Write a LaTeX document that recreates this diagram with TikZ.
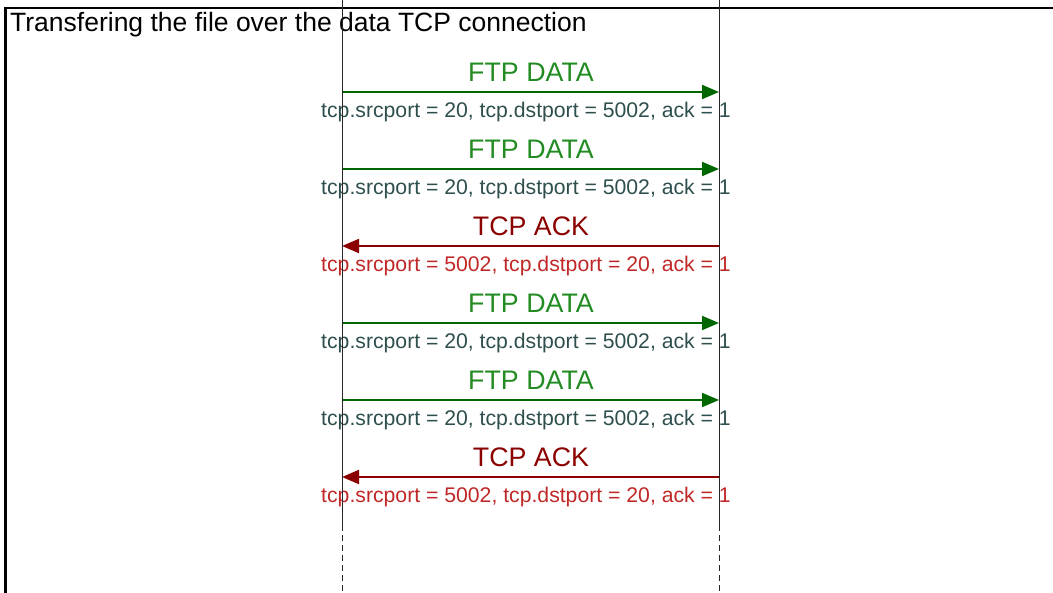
\documentclass[tikz,border=0pt]{standalone}
\usepackage{fontspec}
\setmainfont{Liberation Sans}
\usetikzlibrary{arrows.meta}
\definecolor{ftpgreen}{HTML}{006600}
\definecolor{ftplabel}{HTML}{228B22}
\definecolor{ftpsub}{HTML}{2F4F4F}
\definecolor{ackred}{HTML}{8B0000}
\definecolor{acksub}{HTML}{C02828}
\begin{document}
\begin{tikzpicture}[x=1pt,y=-1pt,
 lifeline/.style={draw=black!85, line width=1pt},
 lifedash/.style={lifeline, dash pattern=on 6pt off 4pt},
 msg/.style={line width=2pt, -{Triangle[length=17pt,width=14pt]}},
 lbl/.style={anchor=base, inner sep=0pt, font=\fontsize{26.8}{30}\selectfont},
 sub/.style={anchor=base, inner sep=0pt, font=\fontsize{21.2}{26}\selectfont},
 ftpmsg/.style={msg, draw=ftpgreen, fill=ftpgreen},
 ackmsg/.style={msg, draw=ackred, fill=ackred},
]
\useasboundingbox (0,0) rectangle (1053,593);
% frame
\coordinate (fbl) at (5.5,600);
\coordinate (ftl) at (5.5,8);
\coordinate (ftr) at (1060,8);
\draw[line width=2.5pt] (fbl) -- (ftl) -- (ftr);
\node[anchor=base west, inner sep=0pt, font=\fontsize{26.5}{30}\selectfont] (title) at (10,31.7) {Transfering the file over the data TCP connection};
% lifeline coordinates
\coordinate (Lt) at (342,0);
\coordinate (Lm) at (342,525);
\coordinate (Lb) at (342,593);
\coordinate (Rt) at (719,0);
\coordinate (Rm) at (719,525);
\coordinate (Rb) at (719,593);
% message end points
\foreach \k in {0,...,5}{
  \coordinate (a\k) at (342,{92+77*\k});
  \coordinate (b\k) at (719,{92+77*\k});
}
% messages
\draw[ftpmsg] (a0) -- (b0);
\node[lbl, text=ftplabel] (l0) at (531,81.5) {FTP DATA};
\node[sub, text=ftpsub] (s0) at (526,117.5) {tcp.srcport = 20, tcp.dstport = 5002, ack = 1};
\draw[ftpmsg] (a1) -- (b1);
\node[lbl, text=ftplabel] (l1) at (531,158.5) {FTP DATA};
\node[sub, text=ftpsub] (s1) at (526,194.5) {tcp.srcport = 20, tcp.dstport = 5002, ack = 1};
\draw[ackmsg] (b2) -- (a2);
\node[lbl, text=ackred] (l2) at (531,235.5) {TCP ACK};
\node[sub, text=acksub] (s2) at (526,271.5) {tcp.srcport = 5002, tcp.dstport = 20, ack = 1};
\draw[ftpmsg] (a3) -- (b3);
\node[lbl, text=ftplabel] (l3) at (531,312.5) {FTP DATA};
\node[sub, text=ftpsub] (s3) at (526,348.5) {tcp.srcport = 20, tcp.dstport = 5002, ack = 1};
\draw[ftpmsg] (a4) -- (b4);
\node[lbl, text=ftplabel] (l4) at (531,389.5) {FTP DATA};
\node[sub, text=ftpsub] (s4) at (526,425.5) {tcp.srcport = 20, tcp.dstport = 5002, ack = 1};
\draw[ackmsg] (b5) -- (a5);
\node[lbl, text=ackred] (l5) at (531,466.5) {TCP ACK};
\node[sub, text=acksub] (s5) at (526,502.5) {tcp.srcport = 5002, tcp.dstport = 20, ack = 1};
% lifelines
\draw[lifeline] (Lt) -- (Lm);
\draw[lifedash] (Lm) -- (Lb);
\draw[lifeline] (Rt) -- (Rm);
\draw[lifedash] (Rm) -- (Rb);
\end{tikzpicture}
\end{document}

========

Except for the pictures, print the data above exactly.

Write a LaTeX document that recreates this diagram with TikZ.
\documentclass[tikz,border=0pt]{standalone}
\usepackage{fontspec}
\setmainfont{Liberation Sans}
\usetikzlibrary{arrows.meta}
\definecolor{ftpgreen}{HTML}{006600}
\definecolor{ftplabel}{HTML}{228B22}
\definecolor{ftpsub}{HTML}{2F4F4F}
\definecolor{ackred}{HTML}{8B0000}
\definecolor{acksub}{HTML}{C02828}
\begin{document}
\begin{tikzpicture}[x=1pt,y=-1pt,
 lifeline/.style={draw=black!85, line width=1pt},
 lifedash/.style={lifeline, dash pattern=on 6pt off 4pt},
 msg/.style={line width=2pt, -{Triangle[length=17pt,width=14pt]}},
 lbl/.style={anchor=base, inner sep=0pt, font=\fontsize{26.8}{30}\selectfont},
 sub/.style={anchor=base, inner sep=0pt, font=\fontsize{21.2}{26}\selectfont},
 ftpmsg/.style={msg, draw=ftpgreen, fill=ftpgreen},
 ackmsg/.style={msg, draw=ackred, fill=ackred},
]
\useasboundingbox (0,0) rectangle (1053,593);
% frame
\coordinate (fbl) at (5.5,600);
\coordinate (ftl) at (5.5,8);
\coordinate (ftr) at (1060,8);
\draw[line width=2.5pt] (fbl) -- (ftl) -- (ftr);
\node[anchor=base west, inner sep=0pt, font=\fontsize{26.5}{30}\selectfont] (title) at (10,31.7) {Transfering the file over the data TCP connection};
% lifeline coordinates
\coordinate (Lt) at (342,0);
\coordinate (Lm) at (342,525);
\coordinate (Lb) at (342,593);
\coordinate (Rt) at (719,0);
\coordinate (Rm) at (719,525);
\coordinate (Rb) at (719,593);
% message end points
\foreach \k in {0,...,5}{
  \coordinate (a\k) at (342,{92+77*\k});
  \coordinate (b\k) at (719,{92+77*\k});
}
% messages
\draw[ftpmsg] (a0) -- (b0);
\node[lbl, text=ftplabel] (l0) at (531,81.5) {FTP DATA};
\node[sub, text=ftpsub] (s0) at (526,117.5) {tcp.srcport = 20, tcp.dstport = 5002, ack = 1};
\draw[ftpmsg] (a1) -- (b1);
\node[lbl, text=ftplabel] (l1) at (531,158.5) {FTP DATA};
\node[sub, text=ftpsub] (s1) at (526,194.5) {tcp.srcport = 20, tcp.dstport = 5002, ack = 1};
\draw[ackmsg] (b2) -- (a2);
\node[lbl, text=ackred] (l2) at (531,235.5) {TCP ACK};
\node[sub, text=acksub] (s2) at (526,271.5) {tcp.srcport = 5002, tcp.dstport = 20, ack = 1};
\draw[ftpmsg] (a3) -- (b3);
\node[lbl, text=ftplabel] (l3) at (531,312.5) {FTP DATA};
\node[sub, text=ftpsub] (s3) at (526,348.5) {tcp.srcport = 20, tcp.dstport = 5002, ack = 1};
\draw[ftpmsg] (a4) -- (b4);
\node[lbl, text=ftplabel] (l4) at (531,389.5) {FTP DATA};
\node[sub, text=ftpsub] (s4) at (526,425.5) {tcp.srcport = 20, tcp.dstport = 5002, ack = 1};
\draw[ackmsg] (b5) -- (a5);
\node[lbl, text=ackred] (l5) at (531,466.5) {TCP ACK};
\node[sub, text=acksub] (s5) at (526,502.5) {tcp.srcport = 5002, tcp.dstport = 20, ack = 1};
% lifelines
\draw[lifeline] (Lt) -- (Lm);
\draw[lifedash] (Lm) -- (Lb);
\draw[lifeline] (Rt) -- (Rm);
\draw[lifedash] (Rm) -- (Rb);
\end{tikzpicture}
\end{document}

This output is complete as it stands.